As bad as things seem now, they would have to deteriorate at a completely different magnitude to reach the economic devastation of the 1930s. It will take some time for stimulus efforts to turn things around. However, once the recovery occurs many have asked "How do I get my money back?" The following are pointers on how to put yourself in a better position to recover the decline in your account.
- Stick with your plan: Despite the market's meltdown, stocks remain the only investment with enough growth potential to help recoup your losses reasonably quickly and stay ahead of inflation longer term.
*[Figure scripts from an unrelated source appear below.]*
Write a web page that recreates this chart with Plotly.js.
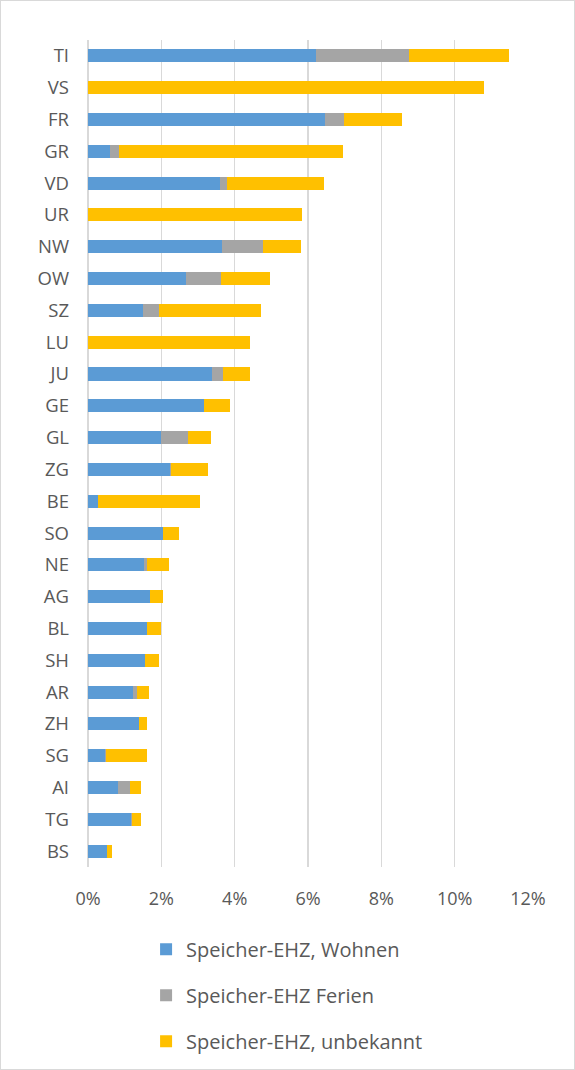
<!DOCTYPE html>
<html>
<head>
<meta charset="utf-8">
<script src="https://cdn.plot.ly/plotly-3.0.1.min.js"></script>
<style>
  html, body { margin: 0; padding: 0; background: #fff; }
  #chart { width: 573px; height: 1068px; border: 1px solid #d9d9d9; }
</style>
</head>
<body>
<div id="chart"></div>
<script>
const cantons = ["TI","VS","FR","GR","VD","UR","NW","OW","SZ","LU","JU","GE","GL","ZG","BE","SO","NE","AG","BL","SH","AR","ZH","SG","AI","TG","BS"];
const wohnen =   [6.23, 0,     6.45, 0.61, 3.59, 0,    3.66, 2.67, 1.51, 0,    3.38, 3.16, 1.98, 2.23, 0.28, 2.05, 1.54, 1.70, 1.62, 1.55, 1.22, 1.40, 0.45, 0.83, 1.17, 0.53];
const ferien =   [2.53, 0,     0.54, 0.24, 0.21, 0,    1.11, 0.95, 0.43, 0,    0.29, 0,    0.76, 0.04, 0,    0,    0.06, 0,    0,    0,    0.12, 0,    0.05, 0.32, 0.02, 0];
const unbekannt = [2.73, 10.81, 1.58, 6.10, 2.64, 5.84, 1.05, 1.35, 2.77, 4.42, 0.74, 0.71, 0.62, 1.00, 2.78, 0.42, 0.62, 0.35, 0.38, 0.39, 0.33, 0.22, 1.10, 0.30, 0.26, 0.13];
const seriesNames = ["Speicher-EHZ, Wohnen", "Speicher-EHZ Ferien", "Speicher-EHZ, unbekannt"];
const xTicks = [0, 2, 4, 6, 8, 10, 12];

const colors = ["#5B9BD5", "#A5A5A5", "#FFC000"];
const vals = [wohnen, ferien, unbekannt];
const font = "Open Sans, Liberation Sans, sans-serif";

const traces = vals.map((v, i) => ({
  type: "bar",
  orientation: "h",
  y: cantons,
  x: v,
  name: seriesNames[i],
  legendgroup: "g" + i,
  marker: { color: colors[i], line: { width: 0 } },
  hoverinfo: "x+y+name"
}));

const layout = {
  width: 573,
  height: 1068,
  barmode: "stack",
  bargap: 0.59,
  paper_bgcolor: "#fff",
  plot_bgcolor: "#fff",
  margin: { l: 87, r: 46, t: 39, b: 202, autoexpand: false },
  font: { family: font, color: "#595959", size: 17 },
  xaxis: {
    range: [0, 12],
    tickvals: xTicks,
    ticktext: xTicks.map(t => t + "%"),
    showgrid: true,
    gridcolor: "#d9d9d9",
    gridwidth: 1.5,
    zeroline: true,
    zerolinecolor: "#d9d9d9",
    zerolinewidth: 1.5,
    showline: false,
    ticks: "",
    ticklabelstandoff: 19,
    tickfont: { size: 18, color: "#595959", family: font },
    fixedrange: true
  },
  yaxis: {
    type: "category",
    categoryorder: "array",
    categoryarray: cantons,
    autorange: "reversed",
    showgrid: false,
    showline: false,
    ticks: "",
    ticklabelstandoff: 18,
    tickfont: { size: 18.5, color: "#595959", family: font },
    fixedrange: true
  },
  showlegend: true,
  legend: {
    orientation: "v",
    x: 0.132,
    xanchor: "left",
    y: -0.076,
    yanchor: "top",
    font: { size: 20, color: "#595959", family: font },
    tracegroupgap: 17,
    traceorder: "grouped"
  }
};

Plotly.newPlot("chart", traces, layout, { displayModeBar: false, staticPlot: true });
</script>
</body>
</html>
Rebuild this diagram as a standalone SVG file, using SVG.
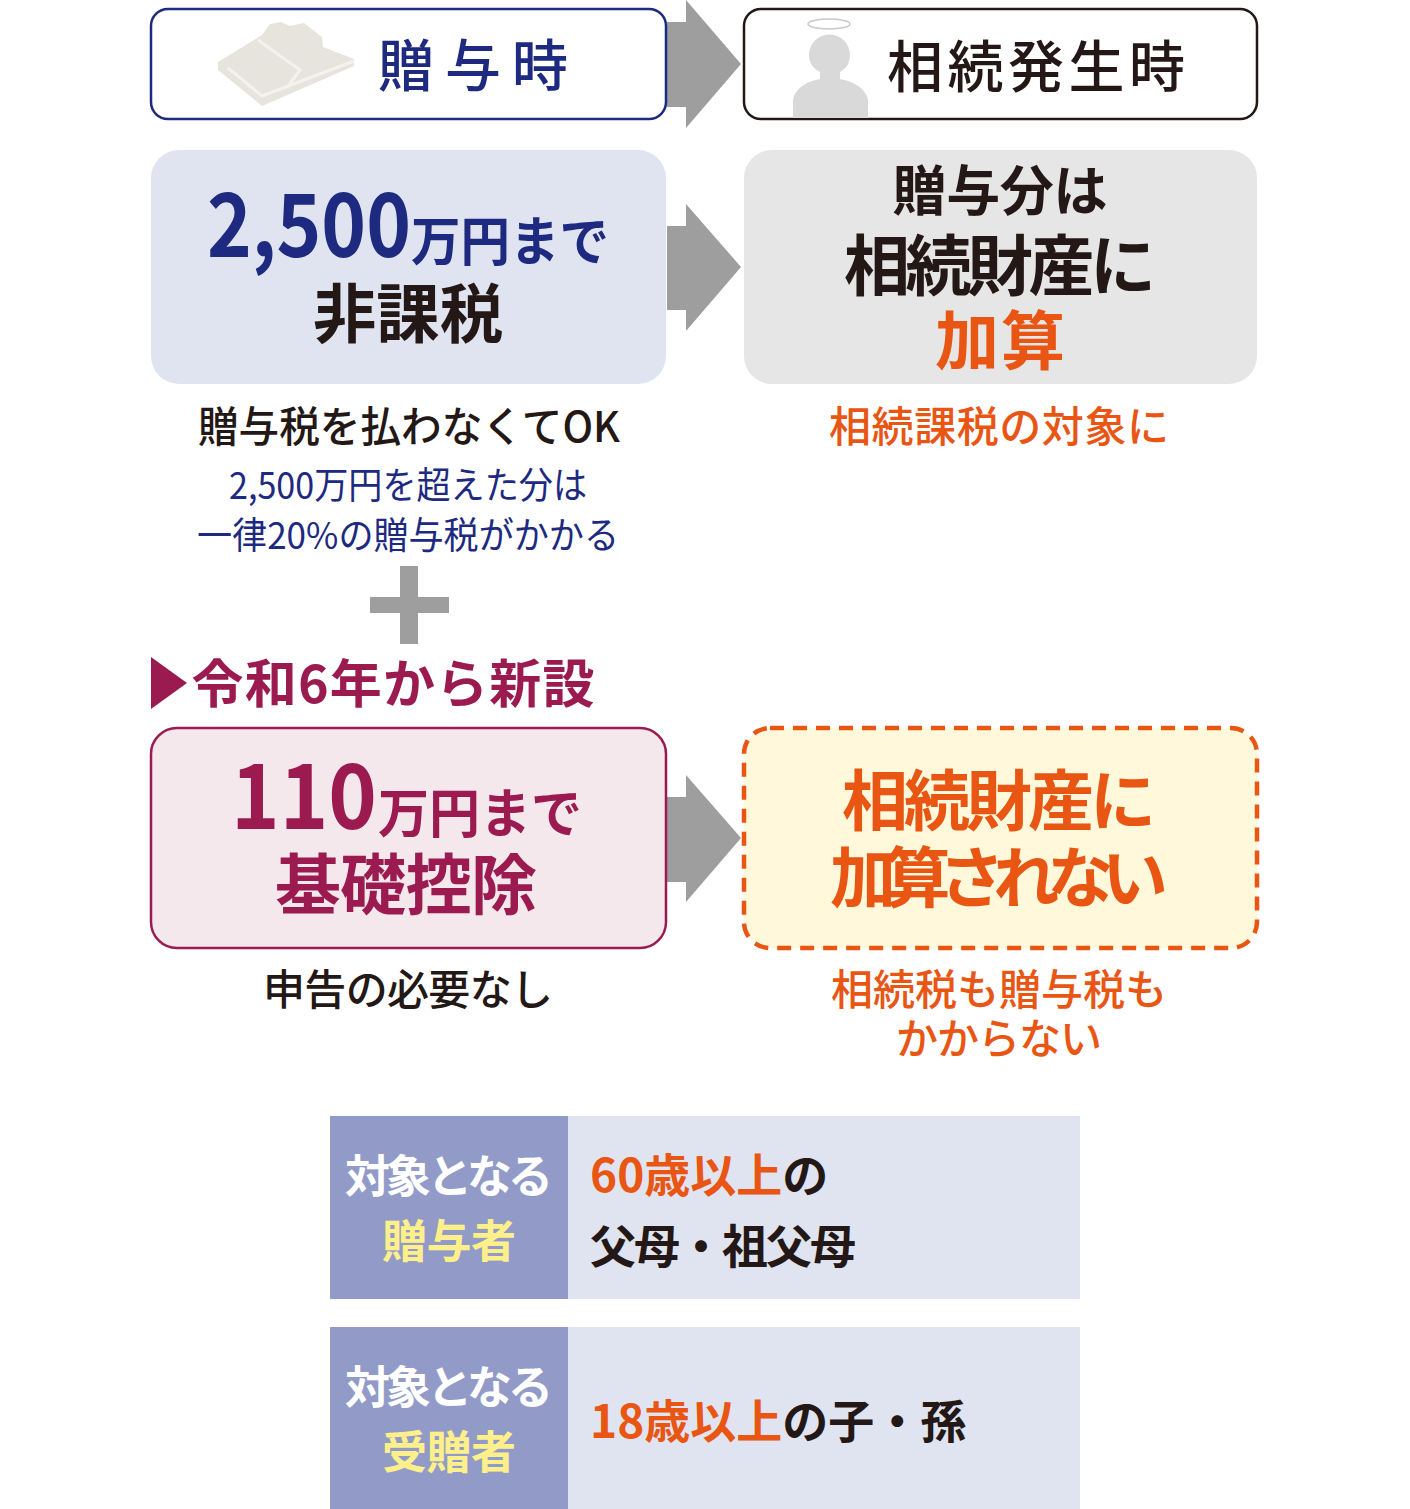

In most cases, if your mix made sense to you a year ago, it is worth sticking with it.
- Revisit your budget and withdrawal rate: Withdrawals are a big factor in how much your account will rebound. Because withdrawals involve selling shares of your investments, the more you withdraw the fewer shares are left in your account to benefit from a market recovery. Since this a retirement plan, it is expected that people will take money to cover expenses. However, times like this warrant taking a fresh look at your budget. Can certain expenses be cut or delayed? Can other sources of income be increased? Do you have other savings that can be tapped temporarily to avoid having to sell your stock investments at such low prices? Another consideration is to take your withdrawals from Stable Value only. The key to all these ideas is to keep as many shares of your stock investments in place.
- If you are still working and contributing: Those of you with many years until retirement should continue to contribute the maximum you can afford. Remember, your contributions are buying more shares now due to low prices. These shares have more growth potential once the market recovers.